Monday, December 13, 2021

concert review: Campbell String Ensemble

B. and I took an odd little outing this afternoon. Some of the other string players she's encountered in TACO also belong to a 25-member group called the Campbell String Ensemble, which takes the form of an adult education class at a local high school near to, but not in, the town of Campbell. Their final class of the term is given as a public concert, though they don't advertise this well, and B. had to make several enquiries to confirm it.

But to the school's not-overlarge auditorium we ventured this afternoon to find a printed program sheet, the houselights going down when the rehearsal ended, and introductions to each piece spoken by orchestra members not one of whom had any idea how to hold a microphone correctly and were consequently mostly inaudible.

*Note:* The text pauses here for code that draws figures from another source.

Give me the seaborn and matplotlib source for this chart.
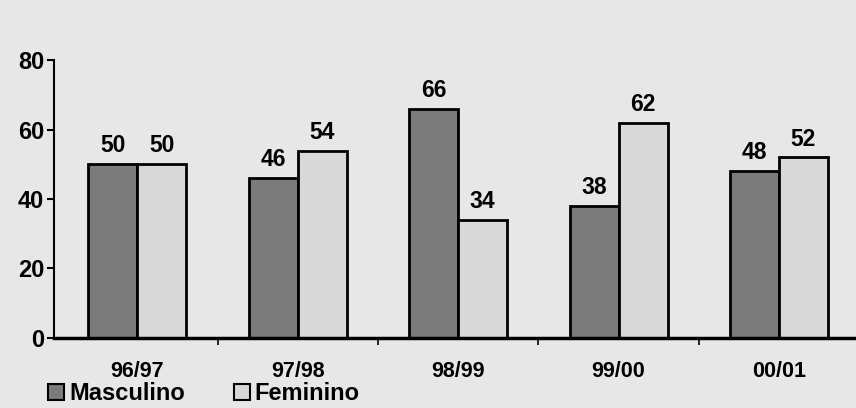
import matplotlib
matplotlib.use("Agg")
import matplotlib.pyplot as plt
import seaborn as sns
import pandas as pd
from matplotlib.lines import Line2D

periodos = ["96/97", "97/98", "98/99", "99/00", "00/01"]
masculino = [50, 46, 66, 38, 48]
feminino = [50, 54, 34, 62, 52]
series = ["Masculino", "Feminino"]
y_ticks = [0, 20, 40, 60, 80]

df = pd.DataFrame({
    "periodo": periodos * 2,
    "valor": masculino + feminino,
    "sexo": [series[0]] * len(periodos) + [series[1]] * len(periodos),
})

sns.set_theme(style="white")
plt.rcParams["font.family"] = ["Liberation Sans", "DejaVu Sans"]
plt.rcParams["font.weight"] = "bold"
for key in ("text.color", "xtick.color", "ytick.color", "axes.labelcolor"):
    plt.rcParams[key] = "black"

bg = "#e7e7e7"
dark = "#7b7b7b"
light = "#d8d8d8"

fig = plt.figure(figsize=(8.56, 4.08), dpi=100, facecolor=bg)
ax = fig.add_axes([0.063, 0.172, 0.937, 0.68])
ax.set_facecolor(bg)

sns.barplot(data=df, x="periodo", y="valor", hue="sexo", order=periodos,
            hue_order=series, palette=[dark, light], edgecolor="black",
            linewidth=2, width=0.61, ax=ax, legend=False)

for cont in ax.containers:
    ax.bar_label(cont, fmt="%d", padding=5, fontsize=16.5, fontweight="bold")

ax.set_ylim(0, 80)
ax.set_yticks(y_ticks)
ax.set_xlim(-0.52, len(periodos) - 0.52)
ax.set_xlabel("")
ax.set_ylabel("")
for s in ["top", "right"]:
    ax.spines[s].set_visible(False)
ax.spines["left"].set_linewidth(1.5)
ax.spines["bottom"].set_linewidth(2.5)
ax.spines["left"].set_color("black")
ax.spines["bottom"].set_color("black")

ax.tick_params(axis="y", direction="out", length=5, width=1.5, labelsize=17, pad=2, left=True)
ax.tick_params(axis="x", bottom=False, labelsize=15.5, pad=11)
for lab in ax.get_xticklabels() + ax.get_yticklabels():
    lab.set_fontweight("bold")

# small separators between categories on the x axis
ax.set_xticks([i + 0.5 for i in range(len(periodos) - 1)], minor=True)
ax.tick_params(axis="x", which="minor", bottom=True, direction="out", length=5, width=1.2)

handles = [Line2D([], [], marker="s", linestyle="", markersize=12,
                  markerfacecolor=c, markeredgecolor="black", markeredgewidth=1.5)
           for c in (dark, light)]
leg = fig.legend(handles, series, loc="lower left", bbox_to_anchor=(0.03, -0.045),
                 ncol=2, frameon=False, fontsize=17, handlelength=0.8,
                 handletextpad=0.15, columnspacing=2.0)
for t in leg.get_texts():
    t.set_fontweight("bold")

fig.savefig("out.png", dpi=100, facecolor=bg)
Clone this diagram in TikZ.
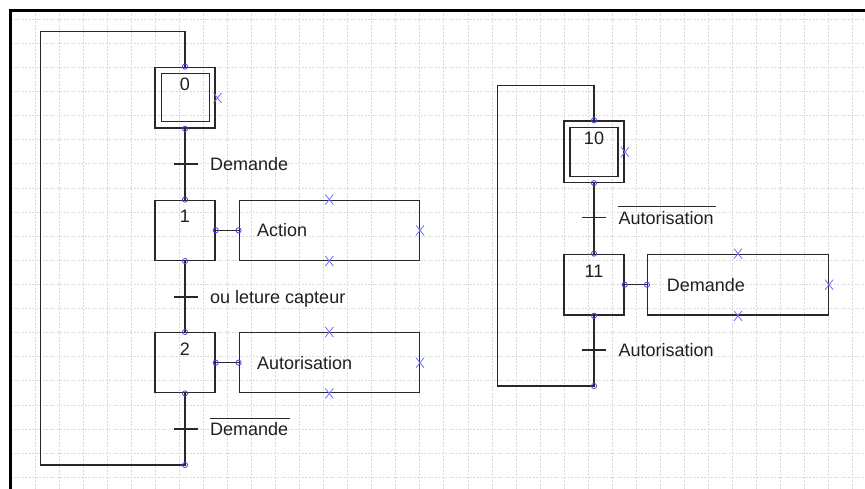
\documentclass[tikz,border=0pt]{standalone}
\usepackage{fontspec}
\setmainfont{Liberation Sans}
\definecolor{portblue}{RGB}{70,70,235}
\definecolor{crossblue}{RGB}{110,110,255}
\definecolor{gridgray}{RGB}{218,218,218}
\definecolor{inkgray}{RGB}{40,40,40}
\newcommand\portc[1]{\draw[portstyle] (#1) circle (2.6);}
\newcommand\mycross[1]{\draw[crossstyle] (#1) ++(-4,-5) -- ++(8,10) (#1) ++(-4,5) -- ++(8,-10);}
\begin{document}
\begin{tikzpicture}[x=1pt,y=-1pt,
  gridline/.style={draw=gridgray, line width=0.8pt, dash pattern=on 2pt off 1.5pt},
  wire/.style={draw=inkgray, line width=1.5pt},
  stepbox/.style={draw=inkgray, line width=1.5pt, minimum width=60pt, minimum height=60pt, inner sep=0pt},
  innerbox/.style={draw=inkgray, line width=1.5pt, minimum width=48pt, minimum height=48pt, inner sep=0pt},
  actbox/.style={draw=inkgray, line width=1.5pt, minimum width=180pt, minimum height=60pt, inner sep=0pt},
  txt/.style={inner sep=0pt, font=\fontsize{18}{21}\selectfont, text=black!88},
  lbl/.style={txt, anchor=base west},
  portstyle/.style={draw=portblue, line width=0.8pt, fill=none},
  crossstyle/.style={draw=crossblue, line width=0.8pt},
  tick/.style={draw=inkgray, line width=1.4pt},
  barline/.style={draw=inkgray, line width=1.1pt}
]
\useasboundingbox (0,0) rectangle (865,489);
\fill[white] (0,0) rectangle (865,489);
% grid
\foreach \i in {0,...,34} \draw[gridline] ({35+24.05*\i},11) -- ({35+24.05*\i},489);
\foreach \j in {0,...,19} \draw[gridline] (11,{19.3+24.1*\j}) -- (865,{19.3+24.1*\j});
% frame
\draw[line width=2.8pt, black] (10.6,489) -- (10.6,10.6) -- (865,10.6);

% ---------- left graph ----------
\node[stepbox, minimum height=60.7pt] (s0) at (185,97.7) {};
\node[innerbox] (s0i) at (185.3,97.7) {};
\node[txt] (n0) at (185,84) {0};
\node[stepbox] (s1) at (185,230.3) {};
\node[txt] (n1) at (185,216) {1};
\node[stepbox] (s2) at (185,362.7) {};
\node[txt] (n2) at (185,349) {2};
\node[actbox] (a1) at (329.3,230.3) {};
\node[actbox] (a2) at (329.3,362.7) {};
\node[lbl] (la1) at (257,236.8) {Action};
\node[lbl] (la2) at (257,369.1) {Autorisation};

\coordinate (t0) at (185,31.3);
\coordinate (lt) at (40.7,31.3);
\coordinate (lb) at (40.7,465);
\coordinate (e0) at (185,465);
\coordinate (tr1) at (186,164);
\coordinate (tr2) at (186,297);
\coordinate (tr3) at (186,429);

\draw[wire] (s0.south) -- (s1.north);
\draw[wire] (s1.south) -- (s2.north);
\draw[wire] (s2.south) -- (e0) -- (lb) -- (lt) -- (t0) -- (s0.north);
\draw[wire] (s1.east) -- (a1.west);
\draw[wire] (s2.east) -- (a2.west);
\draw[tick] (tr1) ++(-12,0) -- ++(24,0);
\draw[tick] (tr2) ++(-12,0) -- ++(24,0);
\draw[tick] (tr3) ++(-12,0) -- ++(24,0);
\node[lbl] (c1) at (210,170.4) {Demande};
\node[lbl] (c2) at (210,303.4) {ou leture capteur};
\node[lbl] (c3) at (210,435.4) {Demande};
\draw[barline] ([yshift=4pt]c3.north west) -- ([xshift=2pt,yshift=4pt]c3.north east);

\portc{s0.north}\portc{s0.south}
\portc{s1.north}\portc{s1.south}\portc{s1.east}\portc{a1.west}
\portc{s2.north}\portc{s2.south}\portc{s2.east}\portc{a2.west}
\portc{e0}
\mycross{217.5,98}
\mycross{a1.north}\mycross{a1.south}\mycross{a1.east}
\mycross{a2.north}\mycross{a2.south}\mycross{a2.east}

% ---------- right graph ----------
\node[stepbox, minimum height=61.3pt] (s10) at (594,151.7) {};
\node[innerbox, minimum height=49pt] (s10i) at (594.2,152.2) {};
\node[txt] (n10) at (594,138.3) {10};
\node[stepbox, minimum height=60.7pt] (s11) at (594,284.7) {};
\node[txt] (n11) at (594,271) {11};
\node[actbox, minimum width=180.6pt, minimum height=60.7pt] (a11) at (738,284.7) {};
\node[lbl] (la11) at (666.7,291) {Demande};

\coordinate (t10) at (594,85.5);
\coordinate (rt) at (497.3,85.5);
\coordinate (rb) at (497.3,386);
\coordinate (e10) at (594,386);
\coordinate (tr10) at (594.3,217.7);
\coordinate (tr11) at (594.3,350);

\draw[wire] (s10.south) -- (s11.north);
\draw[wire] (s11.south) -- (e10) -- (rb) -- (rt) -- (t10) -- (s10.north);
\draw[wire] (s11.east) -- (a11.west);
\draw[tick] (tr10) ++(-12,0) -- ++(24,0);
\draw[tick] (tr11) ++(-12,0) -- ++(24,0);
\node[lbl] (c10) at (618.3,224.1) {Autorisation};
\draw[barline] ([yshift=4pt]c10.north west) -- ([xshift=2pt,yshift=4pt]c10.north east);
\node[lbl] (c11) at (618.3,356.4) {Autorisation};

\portc{s10.north}\portc{s10.south}
\portc{s11.north}\portc{s11.south}\portc{s11.east}\portc{a11.west}
\portc{e10}
\mycross{625,152}
\mycross{a11.north}\mycross{a11.south}\mycross{a11.east}
\end{tikzpicture}
\end{document}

For a totally amateur group, they had impressively good intonation, always within hailing distance of where it should be, but ensemble and rhythm could use work, despite the textbook-clear time-beating of the conductor, Anne Spector. The fugal texture in their rendition of the finale of Brandenburg Four was irresistibly reminiscent of a cat with a ball of yarn. Corelli's Christmas Concerto - the whole thing, though its extreme tempo contrasts were beaten into submission - went rather better.

The best performances were of a couple of pieces based on American folk fiddling, one of them by Jay Ungar. Also on the program were Shostakovich's Waltz No. 2, a favorite of mine; one seasonal carol (The Holly and the Ivy); and the obligatory annoyingly ecumenical entry of a medley of Hanukkah songs. I only knew one of the three and that not well. Well, the concert as a whole was enjoyable and I'm glad we went.

It being pressing towards dinnertime by the ending, we detoured on the way home to pick up take-out Chinese, cautiously proceeding through the dark and the rain which has made a reappearance locally this week. It's been quite a while since I've driven through both dark and rain at once. I do wish that "fake it till you make it" (or "till you see it") were not so necessary regarding lane markings in these conditions.